I was a broke college kid who had that "moment" in my life too. Instead of waiting for someone to come along and fix it, I took a chance to fix it myself. I started O'Dang Hummus in a one bedroom apartment while putting myself through college at the University of Central Florida. Recovering from having all four wisdom teeth removed I consumed hummus by the gallon as a healthier alternative to milkshakes. I quickly got bored of the standard flavors of hummus and finally had my own "moment." Standing frustrated in the grocery store I thought, "How can all of these hummus companies thrive making the exact same flavors of hummus?" I was a swollen, cranky, hungry guy who just wanted to eat buffalo wings. Since I couldn't even chew the buffalo chicken dip the store made, I made my own DANG buffalo wing hummus.

That day was three years ago. Today, buffalo wing hummus is one of O'Dang Hummus' top flavors. That "moment" was the day my life changed. With support from Blackstone LaunchPad at University of Central Florida, and a college experience punctuated by three business plan competitions, 10 farmers markets, 600+ grocery stores, projected revenues of $8M and one appearance on ABC's Shark Tank, life is pretty good.

How many times do you hear people say things like, "Wow! What a simple idea", "Duh, why didn't I think of that?" or "Dude that was my idea," which is my personal favorite? The night I aired on Shark Tank, I must have read 15 comments saying "that was my idea." There are 7.125 billion people on this earth. The chances are that 'top secret idea' you are hiding on a napkin in your sock drawer has already been thought of by 15 other people. So, let me share some advice: Execute.

Being an entrepreneur doesn't necessarily mean you need to be the one to create the next Facebook or Uber. Our country is built on small businesses. These entrepreneurs create incredible lives for themselves and employ many people in pursuit of their dreams. These are the people that mow your yard, wash your car, clean your clothes, paint your nails, cut your hair, deliver your pizza, and so on. Think about it, how many small businesses do you use in one single day? I know some of you are thinking, those are lifestyle businesses and I want to build an empire or change the world. You can, but start small. You have to learn how to crawl before you can walk and walk before you can run.

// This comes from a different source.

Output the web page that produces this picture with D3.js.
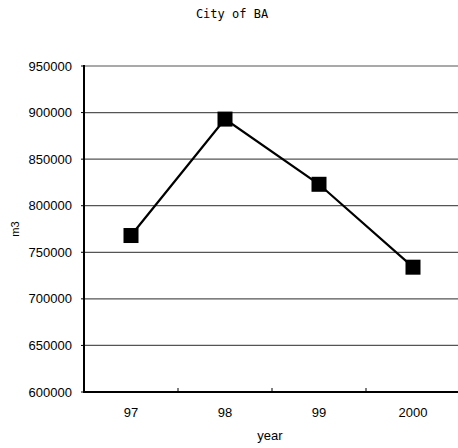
<!DOCTYPE html>
<html>
<head>
<meta charset="utf-8">
<script src="https://cdn.jsdelivr.net/npm/d3@7"></script>
<style>
  body { margin: 0; background: #fff; }
  text { font-family: "Liberation Sans", Arial, sans-serif; }
</style>
</head>
<body>
<svg id="chart" width="458" height="448"></svg>
<script>
const years = ['97', '98', '99', '2000'];
const volumes = [768000, 893000, 823000, 734000];
const yTicks = [600000, 650000, 700000, 750000, 800000, 850000, 900000, 950000];

const svg = d3.select('#chart');
const margin = { top: 66, right: -2, bottom: 56, left: 84 };
const width = 458 - margin.left - margin.right;
const height = 448 - margin.top - margin.bottom;

const g = svg.append('g')
    .attr('transform', `translate(${margin.left},${margin.top})`);

const x = d3.scaleBand().domain(years).range([0, width]);
const y = d3.scaleLinear().domain([600000, 950000]).range([height, 0]);

// Gridlines
g.selectAll('.grid')
    .data(yTicks.slice(1))
    .enter().append('line')
    .attr('x1', 0)
    .attr('x2', width)
    .attr('y1', d => y(d))
    .attr('y2', d => y(d))
    .attr('stroke', '#555')
    .attr('stroke-width', 1.2);

// Y axis labels
g.selectAll('.ylab')
    .data(yTicks)
    .enter().append('text')
    .attr('x', -12)
    .attr('y', d => y(d) + 4.5)
    .attr('text-anchor', 'end')
    .attr('font-size', '13px')
    .text(d => d);

// Y axis small ticks
g.selectAll('.ytick')
    .data(yTicks)
    .enter().append('line')
    .attr('x1', -3)
    .attr('x2', 0)
    .attr('y1', d => y(d))
    .attr('y2', d => y(d))
    .attr('stroke', '#000');

// X ticks at band boundaries (pointing inward)
g.selectAll('.xtick')
    .data(years.slice(1))
    .enter().append('line')
    .attr('x1', d => x(d))
    .attr('x2', d => x(d))
    .attr('y1', height)
    .attr('y2', height - 4)
    .attr('stroke', '#000');

// Axes
g.append('line')
    .attr('x1', 0).attr('x2', 0)
    .attr('y1', -1).attr('y2', height + 1)
    .attr('stroke', '#000').attr('stroke-width', 2);
g.append('line')
    .attr('x1', -1).attr('x2', width)
    .attr('y1', height).attr('y2', height)
    .attr('stroke', '#000').attr('stroke-width', 2);

// X labels
g.selectAll('.xlab')
    .data(years)
    .enter().append('text')
    .attr('x', d => x(d) + x.bandwidth() / 2)
    .attr('y', height + 25)
    .attr('text-anchor', 'middle')
    .attr('font-size', '13px')
    .text(d => d);

// Line
const line = d3.line()
    .x((d, i) => x(years[i]) + x.bandwidth() / 2)
    .y(d => y(d));

g.append('path')
    .datum(volumes)
    .attr('d', line)
    .attr('fill', 'none')
    .attr('stroke', '#000')
    .attr('stroke-width', 2.2);

// Markers
const ms = 15;
g.selectAll('.marker')
    .data(volumes)
    .enter().append('rect')
    .attr('x', (d, i) => x(years[i]) + x.bandwidth() / 2 - ms / 2)
    .attr('y', d => y(d) - ms / 2)
    .attr('width', ms)
    .attr('height', ms)
    .attr('fill', '#000');

// Title (monospace-looking in the original)
svg.append('text')
    .attr('x', 232)
    .attr('y', 17.5)
    .attr('text-anchor', 'middle')
    .attr('font-size', '12px')
    .style('font-family', '"DejaVu Sans Mono", monospace')
    .text('City of BA');

// Axis titles
svg.append('text')
    .attr('x', 270)
    .attr('y', 440)
    .attr('text-anchor', 'middle')
    .attr('font-size', '13px')
    .text('year');

svg.append('text')
    .attr('transform', 'translate(19,229) rotate(-90)')
    .attr('text-anchor', 'middle')
    .attr('font-size', '11px')
    .text('m3');
</script>
</body>
</html>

Here is the secret...start with one small step. Start with something that makes you really dang happy. Do what you love and are crazy stupid passionate about. Some of the biggest companies in the world were built in someone's garage and funded by passion and persistence. John wanted his own pizza shop, Burt wanted to sell honey, Stacy loved good food, and Mark just wanted to make friends. Thanks to their insane passion and ability to see a gap in the industry and the need for a better product, we now have Papa John's Pizza, Burt's Bees, Stacy's Pita Chips, and Facebook. I dare you to ask them about day one, the day they first started, if the original dream was ever this big?

What does this all mean for you?
If you're still upset about that product or service that has failed you, FIX IT.
Think you can run that business better with your ideas and creativity? DO IT.

Let me reiterate the one word that matters most in this article and in entrepreneurship: execute. Stop waiting for someone else to take action or you will miss out. Get motivated and execute that idea yourself. Oh, and when you hear someone explain how you took their idea, you can refer them back to this article.